DIRECTIONS »
Reproduce verbatim the lines up to and including the one with "W, H = 772, 361", starting from the first.

SUPPLIED INFORMATION »
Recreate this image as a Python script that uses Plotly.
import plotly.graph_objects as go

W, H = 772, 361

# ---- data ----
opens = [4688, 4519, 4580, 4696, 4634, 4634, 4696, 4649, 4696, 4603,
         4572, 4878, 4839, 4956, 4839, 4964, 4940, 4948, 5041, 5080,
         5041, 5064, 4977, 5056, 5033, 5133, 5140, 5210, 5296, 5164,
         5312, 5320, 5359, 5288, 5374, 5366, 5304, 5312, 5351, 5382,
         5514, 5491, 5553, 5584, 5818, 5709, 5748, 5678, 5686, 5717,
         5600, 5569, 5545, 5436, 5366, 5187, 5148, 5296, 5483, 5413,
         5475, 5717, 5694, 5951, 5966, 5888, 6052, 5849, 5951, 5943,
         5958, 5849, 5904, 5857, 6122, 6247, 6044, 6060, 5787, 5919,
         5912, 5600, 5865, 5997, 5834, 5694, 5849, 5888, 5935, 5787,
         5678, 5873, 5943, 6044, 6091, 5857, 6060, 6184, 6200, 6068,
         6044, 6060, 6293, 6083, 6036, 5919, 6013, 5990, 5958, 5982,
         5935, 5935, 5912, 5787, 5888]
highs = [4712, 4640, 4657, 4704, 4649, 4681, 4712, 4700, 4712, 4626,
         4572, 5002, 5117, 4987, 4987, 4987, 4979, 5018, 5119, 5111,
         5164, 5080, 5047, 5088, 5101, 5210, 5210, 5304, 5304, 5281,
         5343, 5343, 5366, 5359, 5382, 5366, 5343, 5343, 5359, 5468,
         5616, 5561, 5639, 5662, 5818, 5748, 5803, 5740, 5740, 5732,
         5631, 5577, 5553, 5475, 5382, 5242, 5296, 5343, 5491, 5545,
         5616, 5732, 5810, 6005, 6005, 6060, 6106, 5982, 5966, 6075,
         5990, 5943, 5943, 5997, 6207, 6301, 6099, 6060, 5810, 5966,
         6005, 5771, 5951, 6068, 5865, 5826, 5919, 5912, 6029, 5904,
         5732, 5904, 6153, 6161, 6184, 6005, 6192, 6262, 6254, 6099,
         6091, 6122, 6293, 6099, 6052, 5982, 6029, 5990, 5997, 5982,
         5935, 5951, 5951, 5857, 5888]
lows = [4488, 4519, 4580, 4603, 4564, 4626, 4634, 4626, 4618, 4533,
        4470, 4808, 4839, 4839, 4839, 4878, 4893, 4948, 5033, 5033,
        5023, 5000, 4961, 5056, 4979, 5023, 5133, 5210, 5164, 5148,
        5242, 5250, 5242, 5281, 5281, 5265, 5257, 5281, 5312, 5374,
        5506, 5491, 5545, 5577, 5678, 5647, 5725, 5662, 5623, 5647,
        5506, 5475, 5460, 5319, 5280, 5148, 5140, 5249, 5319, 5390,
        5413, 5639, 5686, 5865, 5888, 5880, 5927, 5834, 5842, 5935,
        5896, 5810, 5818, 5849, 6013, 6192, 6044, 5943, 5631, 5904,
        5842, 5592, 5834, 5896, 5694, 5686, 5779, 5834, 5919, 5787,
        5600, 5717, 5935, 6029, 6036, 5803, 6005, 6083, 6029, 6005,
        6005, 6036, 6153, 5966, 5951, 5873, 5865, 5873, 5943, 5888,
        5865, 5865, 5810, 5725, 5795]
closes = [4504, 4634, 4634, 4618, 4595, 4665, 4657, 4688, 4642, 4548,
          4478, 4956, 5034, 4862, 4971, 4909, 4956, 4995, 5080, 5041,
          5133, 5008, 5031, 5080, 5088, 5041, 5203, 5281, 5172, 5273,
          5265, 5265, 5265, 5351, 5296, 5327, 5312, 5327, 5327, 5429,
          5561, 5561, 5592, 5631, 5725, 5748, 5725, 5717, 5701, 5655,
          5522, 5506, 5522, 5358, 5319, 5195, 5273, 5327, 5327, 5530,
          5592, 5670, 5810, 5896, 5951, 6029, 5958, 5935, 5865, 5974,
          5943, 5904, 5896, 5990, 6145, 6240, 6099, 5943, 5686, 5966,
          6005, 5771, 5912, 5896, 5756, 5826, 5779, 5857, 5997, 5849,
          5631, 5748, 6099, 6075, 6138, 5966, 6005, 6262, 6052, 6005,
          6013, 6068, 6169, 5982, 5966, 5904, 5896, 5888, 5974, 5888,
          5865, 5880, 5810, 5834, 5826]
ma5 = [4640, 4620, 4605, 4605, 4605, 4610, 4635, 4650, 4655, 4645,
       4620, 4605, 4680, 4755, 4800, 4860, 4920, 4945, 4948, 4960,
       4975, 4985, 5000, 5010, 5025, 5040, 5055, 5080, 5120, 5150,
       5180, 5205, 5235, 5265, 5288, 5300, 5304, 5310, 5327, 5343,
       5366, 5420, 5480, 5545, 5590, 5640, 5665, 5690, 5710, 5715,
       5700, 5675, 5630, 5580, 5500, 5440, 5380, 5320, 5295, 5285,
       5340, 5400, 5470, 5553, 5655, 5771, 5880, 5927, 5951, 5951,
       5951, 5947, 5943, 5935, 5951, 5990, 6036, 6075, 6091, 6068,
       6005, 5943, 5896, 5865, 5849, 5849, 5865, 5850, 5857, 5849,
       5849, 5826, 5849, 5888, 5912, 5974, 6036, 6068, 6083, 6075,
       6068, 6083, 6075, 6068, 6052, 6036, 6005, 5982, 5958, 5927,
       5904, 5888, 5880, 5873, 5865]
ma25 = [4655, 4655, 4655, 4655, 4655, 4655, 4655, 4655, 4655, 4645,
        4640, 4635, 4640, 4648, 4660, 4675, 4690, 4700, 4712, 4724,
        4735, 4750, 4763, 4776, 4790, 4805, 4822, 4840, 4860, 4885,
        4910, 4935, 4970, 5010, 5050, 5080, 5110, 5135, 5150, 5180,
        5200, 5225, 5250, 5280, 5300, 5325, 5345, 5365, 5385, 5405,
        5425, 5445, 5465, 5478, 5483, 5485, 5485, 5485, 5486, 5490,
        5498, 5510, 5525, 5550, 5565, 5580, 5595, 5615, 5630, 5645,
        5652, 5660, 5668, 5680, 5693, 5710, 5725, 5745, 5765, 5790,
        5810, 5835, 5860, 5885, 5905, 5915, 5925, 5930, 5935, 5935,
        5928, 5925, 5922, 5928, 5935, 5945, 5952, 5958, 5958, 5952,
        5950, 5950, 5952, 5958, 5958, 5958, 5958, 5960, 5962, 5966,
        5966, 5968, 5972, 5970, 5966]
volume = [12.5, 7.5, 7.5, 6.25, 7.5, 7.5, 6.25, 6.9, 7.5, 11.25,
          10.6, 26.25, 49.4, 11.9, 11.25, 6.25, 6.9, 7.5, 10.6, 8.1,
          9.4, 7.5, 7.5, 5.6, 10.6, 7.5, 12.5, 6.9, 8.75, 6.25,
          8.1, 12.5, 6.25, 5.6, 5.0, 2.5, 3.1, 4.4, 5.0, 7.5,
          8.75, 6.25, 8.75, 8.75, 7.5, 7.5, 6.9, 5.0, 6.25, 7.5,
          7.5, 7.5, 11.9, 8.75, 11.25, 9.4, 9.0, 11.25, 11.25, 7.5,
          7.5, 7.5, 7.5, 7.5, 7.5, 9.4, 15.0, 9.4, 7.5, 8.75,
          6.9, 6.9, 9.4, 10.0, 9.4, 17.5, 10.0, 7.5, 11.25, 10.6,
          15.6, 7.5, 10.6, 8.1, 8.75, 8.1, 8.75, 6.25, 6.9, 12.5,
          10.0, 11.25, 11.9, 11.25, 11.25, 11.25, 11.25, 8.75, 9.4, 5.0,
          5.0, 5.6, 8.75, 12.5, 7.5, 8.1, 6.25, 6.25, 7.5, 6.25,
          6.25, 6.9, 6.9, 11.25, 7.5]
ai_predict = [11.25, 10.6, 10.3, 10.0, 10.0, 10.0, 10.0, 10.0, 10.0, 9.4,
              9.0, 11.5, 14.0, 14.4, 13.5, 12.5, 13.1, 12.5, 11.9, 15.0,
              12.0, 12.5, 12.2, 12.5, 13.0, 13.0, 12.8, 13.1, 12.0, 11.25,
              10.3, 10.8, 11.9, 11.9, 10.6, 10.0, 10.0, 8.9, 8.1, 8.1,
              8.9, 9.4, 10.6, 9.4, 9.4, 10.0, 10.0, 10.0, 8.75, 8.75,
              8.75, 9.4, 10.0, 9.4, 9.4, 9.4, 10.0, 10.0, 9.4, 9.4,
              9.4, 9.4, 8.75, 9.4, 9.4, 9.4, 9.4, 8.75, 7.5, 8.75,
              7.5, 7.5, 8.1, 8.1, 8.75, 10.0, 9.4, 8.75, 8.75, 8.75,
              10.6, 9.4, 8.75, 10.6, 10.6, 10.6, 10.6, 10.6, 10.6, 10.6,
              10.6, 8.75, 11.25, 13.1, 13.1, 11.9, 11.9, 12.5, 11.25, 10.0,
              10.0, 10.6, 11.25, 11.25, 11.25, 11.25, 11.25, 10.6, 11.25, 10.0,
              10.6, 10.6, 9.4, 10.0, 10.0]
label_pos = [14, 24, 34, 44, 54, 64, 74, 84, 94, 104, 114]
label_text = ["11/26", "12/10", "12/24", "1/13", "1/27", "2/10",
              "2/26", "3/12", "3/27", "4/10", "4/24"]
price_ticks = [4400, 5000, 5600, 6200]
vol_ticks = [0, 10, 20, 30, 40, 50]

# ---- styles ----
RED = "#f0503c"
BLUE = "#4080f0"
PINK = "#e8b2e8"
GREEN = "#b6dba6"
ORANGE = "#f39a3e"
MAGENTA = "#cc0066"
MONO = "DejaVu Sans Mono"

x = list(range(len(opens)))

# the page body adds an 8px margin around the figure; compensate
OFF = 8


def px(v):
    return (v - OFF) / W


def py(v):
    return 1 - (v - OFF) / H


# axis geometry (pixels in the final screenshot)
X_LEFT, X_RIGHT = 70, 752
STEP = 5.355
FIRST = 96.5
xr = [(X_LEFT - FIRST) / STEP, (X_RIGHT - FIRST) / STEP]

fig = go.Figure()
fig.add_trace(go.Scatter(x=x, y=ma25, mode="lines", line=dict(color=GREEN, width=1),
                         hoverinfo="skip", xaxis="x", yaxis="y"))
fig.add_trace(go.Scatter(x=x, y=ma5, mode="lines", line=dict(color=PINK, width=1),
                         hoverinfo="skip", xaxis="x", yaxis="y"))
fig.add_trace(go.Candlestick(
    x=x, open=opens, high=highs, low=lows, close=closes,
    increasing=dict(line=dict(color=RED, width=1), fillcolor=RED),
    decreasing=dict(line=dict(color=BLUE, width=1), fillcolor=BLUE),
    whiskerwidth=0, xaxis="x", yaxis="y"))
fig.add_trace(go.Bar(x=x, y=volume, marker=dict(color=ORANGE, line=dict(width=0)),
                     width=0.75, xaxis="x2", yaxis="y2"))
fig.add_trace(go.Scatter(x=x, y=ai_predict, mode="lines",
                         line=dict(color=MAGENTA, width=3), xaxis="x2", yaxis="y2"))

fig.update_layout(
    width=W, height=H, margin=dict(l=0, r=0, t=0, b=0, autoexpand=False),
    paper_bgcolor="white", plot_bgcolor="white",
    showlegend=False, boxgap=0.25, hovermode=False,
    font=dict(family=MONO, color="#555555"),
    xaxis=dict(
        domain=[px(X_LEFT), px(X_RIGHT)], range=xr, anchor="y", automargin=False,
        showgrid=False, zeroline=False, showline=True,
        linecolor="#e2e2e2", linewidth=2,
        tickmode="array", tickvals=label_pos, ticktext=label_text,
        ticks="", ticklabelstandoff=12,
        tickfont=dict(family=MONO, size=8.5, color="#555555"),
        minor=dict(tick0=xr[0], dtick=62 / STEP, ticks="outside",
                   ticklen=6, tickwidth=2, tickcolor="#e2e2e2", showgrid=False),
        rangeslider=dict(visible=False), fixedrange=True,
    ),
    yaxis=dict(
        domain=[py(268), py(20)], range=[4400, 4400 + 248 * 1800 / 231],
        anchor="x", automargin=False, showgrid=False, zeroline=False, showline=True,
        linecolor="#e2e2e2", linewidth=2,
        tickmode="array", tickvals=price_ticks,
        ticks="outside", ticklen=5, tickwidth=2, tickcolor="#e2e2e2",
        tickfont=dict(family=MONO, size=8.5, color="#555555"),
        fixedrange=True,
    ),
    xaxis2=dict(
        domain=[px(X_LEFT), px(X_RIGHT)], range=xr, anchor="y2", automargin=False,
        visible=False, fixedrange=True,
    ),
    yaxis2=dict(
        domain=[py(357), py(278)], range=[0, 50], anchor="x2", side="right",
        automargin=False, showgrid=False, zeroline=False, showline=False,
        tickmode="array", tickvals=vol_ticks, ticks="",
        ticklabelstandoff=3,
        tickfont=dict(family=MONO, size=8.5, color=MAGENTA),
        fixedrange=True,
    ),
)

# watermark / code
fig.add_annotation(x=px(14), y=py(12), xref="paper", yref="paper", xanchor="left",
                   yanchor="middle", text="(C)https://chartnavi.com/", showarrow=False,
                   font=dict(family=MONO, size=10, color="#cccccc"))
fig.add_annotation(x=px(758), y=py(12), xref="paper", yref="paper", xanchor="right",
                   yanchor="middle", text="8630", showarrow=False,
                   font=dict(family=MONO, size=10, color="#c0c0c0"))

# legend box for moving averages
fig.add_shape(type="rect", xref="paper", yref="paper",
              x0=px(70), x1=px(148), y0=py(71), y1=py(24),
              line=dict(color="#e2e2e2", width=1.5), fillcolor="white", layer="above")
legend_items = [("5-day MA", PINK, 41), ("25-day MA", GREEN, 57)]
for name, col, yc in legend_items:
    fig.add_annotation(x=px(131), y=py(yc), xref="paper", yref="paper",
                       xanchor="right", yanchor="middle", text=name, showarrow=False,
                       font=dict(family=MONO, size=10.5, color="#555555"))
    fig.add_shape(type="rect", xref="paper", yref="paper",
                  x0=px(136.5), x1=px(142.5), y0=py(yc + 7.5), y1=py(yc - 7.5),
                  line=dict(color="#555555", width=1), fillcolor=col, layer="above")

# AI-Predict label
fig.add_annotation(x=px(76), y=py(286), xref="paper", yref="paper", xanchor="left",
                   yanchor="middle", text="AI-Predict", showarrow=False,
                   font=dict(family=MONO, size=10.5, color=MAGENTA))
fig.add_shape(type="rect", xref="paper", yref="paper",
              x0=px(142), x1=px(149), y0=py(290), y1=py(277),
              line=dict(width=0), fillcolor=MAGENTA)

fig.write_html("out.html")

TASK ANSWER »
Recreate this image as a Python script that uses Plotly.
import plotly.graph_objects as go

W, H = 772, 361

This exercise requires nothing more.